Exercise data:
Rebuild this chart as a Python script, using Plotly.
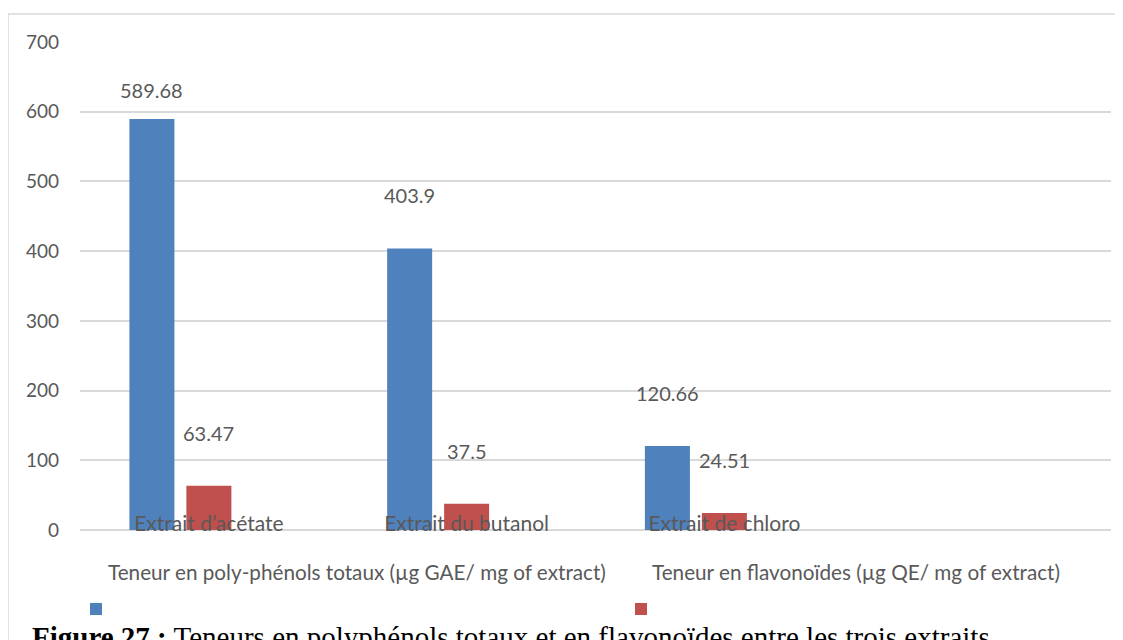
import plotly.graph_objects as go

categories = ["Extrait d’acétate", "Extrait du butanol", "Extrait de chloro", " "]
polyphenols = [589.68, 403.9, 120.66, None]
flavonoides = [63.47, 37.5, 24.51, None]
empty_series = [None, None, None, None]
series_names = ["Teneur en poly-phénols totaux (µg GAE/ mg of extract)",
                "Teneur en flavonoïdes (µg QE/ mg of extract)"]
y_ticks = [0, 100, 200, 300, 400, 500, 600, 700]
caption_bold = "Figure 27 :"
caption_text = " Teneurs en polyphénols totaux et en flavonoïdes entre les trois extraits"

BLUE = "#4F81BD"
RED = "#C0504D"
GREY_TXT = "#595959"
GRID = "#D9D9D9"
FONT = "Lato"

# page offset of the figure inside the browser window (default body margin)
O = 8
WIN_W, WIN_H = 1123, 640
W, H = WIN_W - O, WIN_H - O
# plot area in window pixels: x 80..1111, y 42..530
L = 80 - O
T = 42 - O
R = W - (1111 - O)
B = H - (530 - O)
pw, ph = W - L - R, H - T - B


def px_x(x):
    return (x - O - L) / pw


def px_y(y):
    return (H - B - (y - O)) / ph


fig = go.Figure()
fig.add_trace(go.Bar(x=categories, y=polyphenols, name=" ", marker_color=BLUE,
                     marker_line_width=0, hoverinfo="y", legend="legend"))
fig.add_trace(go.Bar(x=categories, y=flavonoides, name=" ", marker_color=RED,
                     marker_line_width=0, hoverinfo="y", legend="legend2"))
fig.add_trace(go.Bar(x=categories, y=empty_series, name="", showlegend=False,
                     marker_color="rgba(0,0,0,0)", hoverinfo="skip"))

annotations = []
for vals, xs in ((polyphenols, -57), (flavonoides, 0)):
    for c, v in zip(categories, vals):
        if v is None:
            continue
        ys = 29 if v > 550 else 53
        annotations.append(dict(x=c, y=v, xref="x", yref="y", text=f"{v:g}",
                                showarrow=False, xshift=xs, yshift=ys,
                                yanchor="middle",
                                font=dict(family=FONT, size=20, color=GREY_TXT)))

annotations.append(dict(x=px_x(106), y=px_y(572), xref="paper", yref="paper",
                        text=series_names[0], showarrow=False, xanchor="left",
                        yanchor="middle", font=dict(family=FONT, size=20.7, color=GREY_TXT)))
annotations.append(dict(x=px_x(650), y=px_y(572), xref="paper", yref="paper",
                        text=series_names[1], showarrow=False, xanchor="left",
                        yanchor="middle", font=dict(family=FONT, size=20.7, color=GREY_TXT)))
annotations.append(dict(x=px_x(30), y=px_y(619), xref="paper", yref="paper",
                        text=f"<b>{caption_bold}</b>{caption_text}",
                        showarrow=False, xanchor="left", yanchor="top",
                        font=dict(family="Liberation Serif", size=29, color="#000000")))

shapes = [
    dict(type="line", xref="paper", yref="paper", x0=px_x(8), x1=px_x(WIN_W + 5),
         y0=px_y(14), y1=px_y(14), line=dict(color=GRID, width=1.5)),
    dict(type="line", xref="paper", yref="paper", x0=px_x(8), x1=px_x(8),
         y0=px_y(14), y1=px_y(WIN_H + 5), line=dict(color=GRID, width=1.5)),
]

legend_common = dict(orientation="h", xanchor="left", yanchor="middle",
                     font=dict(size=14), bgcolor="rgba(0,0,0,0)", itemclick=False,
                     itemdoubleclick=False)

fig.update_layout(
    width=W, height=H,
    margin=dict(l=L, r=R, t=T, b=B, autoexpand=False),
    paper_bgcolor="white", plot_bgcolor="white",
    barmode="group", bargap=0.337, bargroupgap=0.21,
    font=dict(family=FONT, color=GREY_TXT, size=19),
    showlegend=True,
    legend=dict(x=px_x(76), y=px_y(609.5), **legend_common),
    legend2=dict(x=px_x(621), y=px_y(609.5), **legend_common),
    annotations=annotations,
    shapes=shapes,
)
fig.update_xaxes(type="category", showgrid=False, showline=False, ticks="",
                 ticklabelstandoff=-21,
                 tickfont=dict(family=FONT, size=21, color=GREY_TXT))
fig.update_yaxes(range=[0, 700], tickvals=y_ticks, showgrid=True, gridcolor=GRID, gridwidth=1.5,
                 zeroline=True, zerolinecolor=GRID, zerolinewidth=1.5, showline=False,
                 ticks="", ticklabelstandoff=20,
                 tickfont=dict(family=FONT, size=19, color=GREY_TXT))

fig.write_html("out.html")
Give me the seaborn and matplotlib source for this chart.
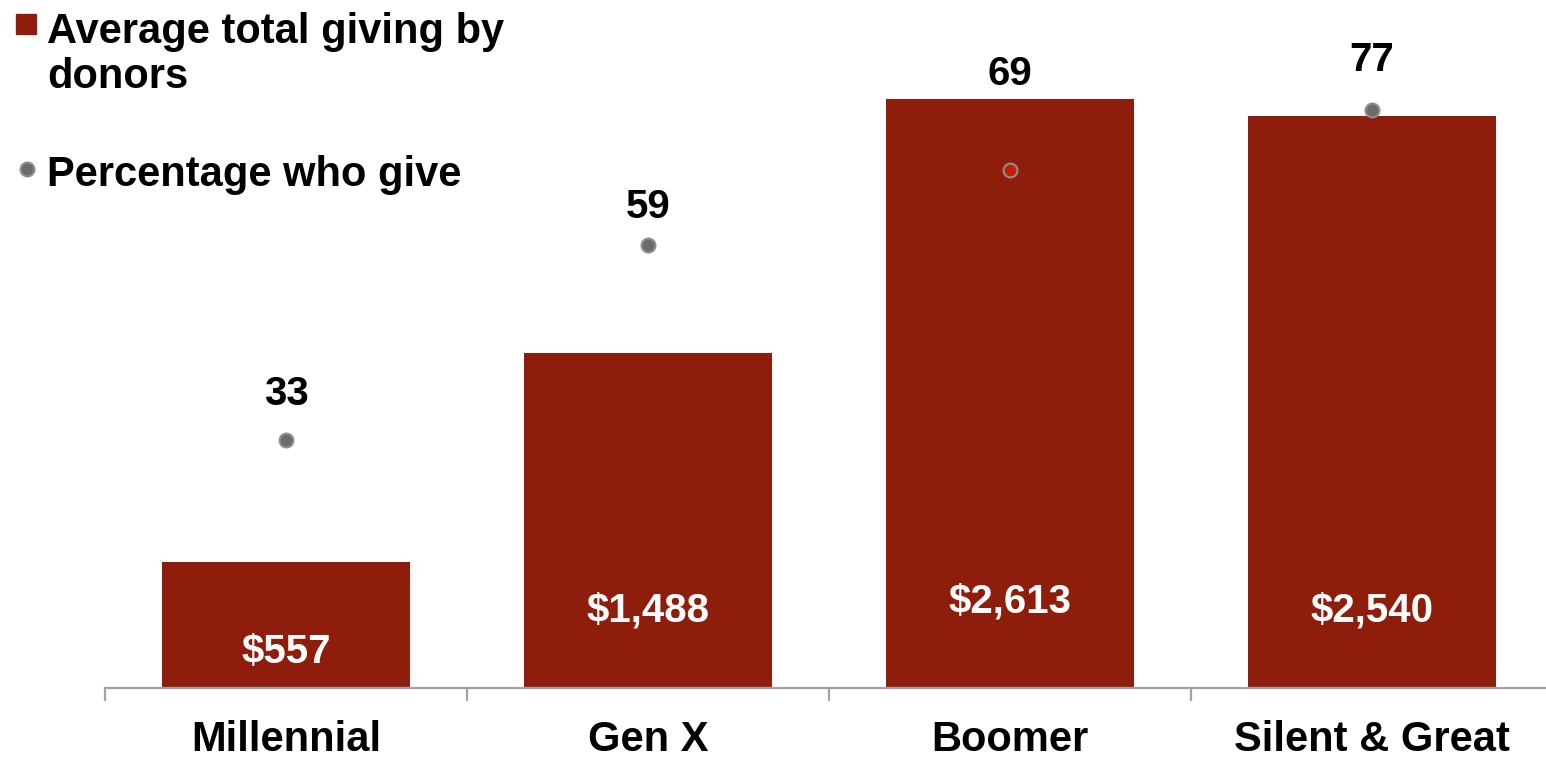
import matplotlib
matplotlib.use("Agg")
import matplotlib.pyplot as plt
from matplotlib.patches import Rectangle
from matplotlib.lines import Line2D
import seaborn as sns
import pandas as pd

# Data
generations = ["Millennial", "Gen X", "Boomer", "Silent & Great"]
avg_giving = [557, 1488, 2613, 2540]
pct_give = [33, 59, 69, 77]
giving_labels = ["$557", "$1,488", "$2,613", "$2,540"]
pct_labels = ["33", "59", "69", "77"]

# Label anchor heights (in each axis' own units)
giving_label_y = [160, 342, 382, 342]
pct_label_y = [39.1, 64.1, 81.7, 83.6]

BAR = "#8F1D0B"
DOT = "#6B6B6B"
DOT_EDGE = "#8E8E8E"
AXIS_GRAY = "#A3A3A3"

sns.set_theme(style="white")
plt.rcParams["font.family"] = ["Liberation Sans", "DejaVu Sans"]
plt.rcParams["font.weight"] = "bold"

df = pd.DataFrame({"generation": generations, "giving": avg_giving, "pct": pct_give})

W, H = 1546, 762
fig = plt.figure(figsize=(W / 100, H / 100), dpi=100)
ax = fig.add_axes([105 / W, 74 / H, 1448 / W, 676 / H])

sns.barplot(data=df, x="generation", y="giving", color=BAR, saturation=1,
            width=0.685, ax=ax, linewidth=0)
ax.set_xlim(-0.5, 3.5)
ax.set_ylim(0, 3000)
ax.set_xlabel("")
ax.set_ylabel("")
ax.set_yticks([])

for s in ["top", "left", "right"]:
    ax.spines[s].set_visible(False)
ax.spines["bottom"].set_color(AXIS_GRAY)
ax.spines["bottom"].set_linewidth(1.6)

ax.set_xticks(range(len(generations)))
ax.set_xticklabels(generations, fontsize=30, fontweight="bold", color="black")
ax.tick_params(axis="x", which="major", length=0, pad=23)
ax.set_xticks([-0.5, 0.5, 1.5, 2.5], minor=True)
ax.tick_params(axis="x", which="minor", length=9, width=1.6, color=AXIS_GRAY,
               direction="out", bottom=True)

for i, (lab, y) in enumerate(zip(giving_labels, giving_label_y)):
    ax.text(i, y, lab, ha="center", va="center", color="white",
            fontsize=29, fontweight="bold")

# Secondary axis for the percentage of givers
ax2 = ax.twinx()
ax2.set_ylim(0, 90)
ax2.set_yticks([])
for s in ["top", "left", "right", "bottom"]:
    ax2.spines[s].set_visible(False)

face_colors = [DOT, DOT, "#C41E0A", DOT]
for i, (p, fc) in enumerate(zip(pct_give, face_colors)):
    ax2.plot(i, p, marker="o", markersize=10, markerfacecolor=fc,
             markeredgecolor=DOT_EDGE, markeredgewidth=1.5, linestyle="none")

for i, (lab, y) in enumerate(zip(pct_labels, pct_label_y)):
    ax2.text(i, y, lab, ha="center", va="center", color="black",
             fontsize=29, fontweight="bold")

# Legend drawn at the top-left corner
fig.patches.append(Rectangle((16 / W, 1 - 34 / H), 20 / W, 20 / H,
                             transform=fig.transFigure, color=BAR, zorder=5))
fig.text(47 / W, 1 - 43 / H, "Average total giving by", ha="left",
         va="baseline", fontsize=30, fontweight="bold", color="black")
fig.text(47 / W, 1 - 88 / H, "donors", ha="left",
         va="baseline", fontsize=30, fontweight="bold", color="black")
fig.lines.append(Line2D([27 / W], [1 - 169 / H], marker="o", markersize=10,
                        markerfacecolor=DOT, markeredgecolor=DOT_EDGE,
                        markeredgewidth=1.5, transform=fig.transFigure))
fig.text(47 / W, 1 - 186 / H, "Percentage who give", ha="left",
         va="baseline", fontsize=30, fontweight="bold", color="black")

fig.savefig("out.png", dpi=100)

What is asked: Leave out the pictures and repeat exactly the lines from the start of the material through the line that contains "Teneurs en polyphénols", both included.

Worked answer:
Rebuild this chart as a Python script, using Plotly.
import plotly.graph_objects as go

categories = ["Extrait d’acétate", "Extrait du butanol", "Extrait de chloro", " "]
polyphenols = [589.68, 403.9, 120.66, None]
flavonoides = [63.47, 37.5, 24.51, None]
empty_series = [None, None, None, None]
series_names = ["Teneur en poly-phénols totaux (µg GAE/ mg of extract)",
                "Teneur en flavonoïdes (µg QE/ mg of extract)"]
y_ticks = [0, 100, 200, 300, 400, 500, 600, 700]
caption_bold = "Figure 27 :"
caption_text = " Teneurs en polyphénols totaux et en flavonoïdes entre les trois extraits"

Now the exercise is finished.